On The Level: Scherpen and crew

Here it is, our first ever On The Level video with some Dutch riders. The premise: riders film footage of themselves having fun and shredding the track, they send us the footage and we turn it into an edit for our On The Level series. After the jump I wrote up a “making of” how I edited the footage…

The audio was a simple option since there was none with the slow mo shots (which is standard) and I had the usual stuck-in-a-glass-cage-of-emotion constant knocking of the GoPro which you can do nothing with. Only solution I saw was to remove all the sound and only have the song play over everything.

I chose the song because I knew its tempo would be suited and timed well with most of the rushes being in slow motion. Its a very obscure song and that is also on purpose so there is no association with any other images when you watch it.

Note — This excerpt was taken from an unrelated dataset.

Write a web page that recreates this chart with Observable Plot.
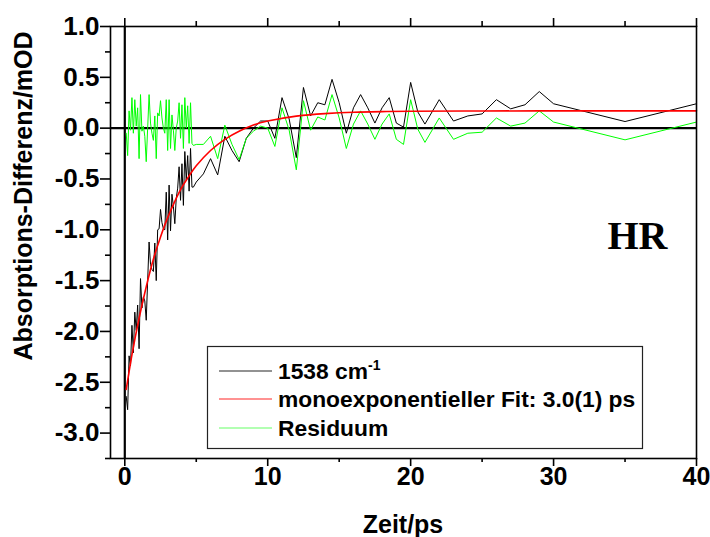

I color graded each shot individually. Sometimes to bring the rider out or sometimes to bring out the details in the track. The footage the riders shot was on a GoPro (I assume the 3rd generation one due to the sharpish image for a GoPro) and another camera which may have been a Sony. All the slow-mo shots were done on this camera. Almost every shot has the saturation turned down to make it look sharper.
24:19 – Is this the first (kind of) Visual Effects shot in a BMX racing edit ever? I think it is. The original already had some lens flare in it but I wanted to add even more to match the feel of the song breakdown playing over it. I took the original clip and turned the saturation right down because later on I wanted my post production lens flare to be more prominent. From there I sent it to After Effects and added the lens flare using keyframes to track where the sun was to keep the effect accurate. Since the lens flare was not desaturated it is the only element with real color and hence pops out a bit.
39:00 – I retimed this shot to sync up cleaner with the song. Maybe it was luck or they did it on purpose but somehow they all managed to get their pedals in at the exact same time.
44:20 – The original clip had the start gate at an angle and there was a shadow I did not like so I tilted the frame to be straight and obviously increased the scale of it so as to remove the shadow and black edges caused from the tilt. When I exported the final video my color grade on this clip caused massive Artifacting so I removed it. Artificating is ugly as hell and Linkin Park even tried to use it to artistic effect in this music video.
1:10:00 – How did I made him vanish and reappear like that? This is the part that I hoped while editing people would go back and look at again to try figure out. There are actually 2 different shots in play: one from behind the rider and one from the riders perspective. Guy rides and then I match as best I can a frame from the other camera angle and overlay it for a short time. The color grading helps match things up and make it seem a bit more seamless.
1:37:53 – This was another slow-mo shot and all I did was double the clip speed. This method became very popular after that movie 300 came out directed by Zack Snyder and its called “Speed Ramping”.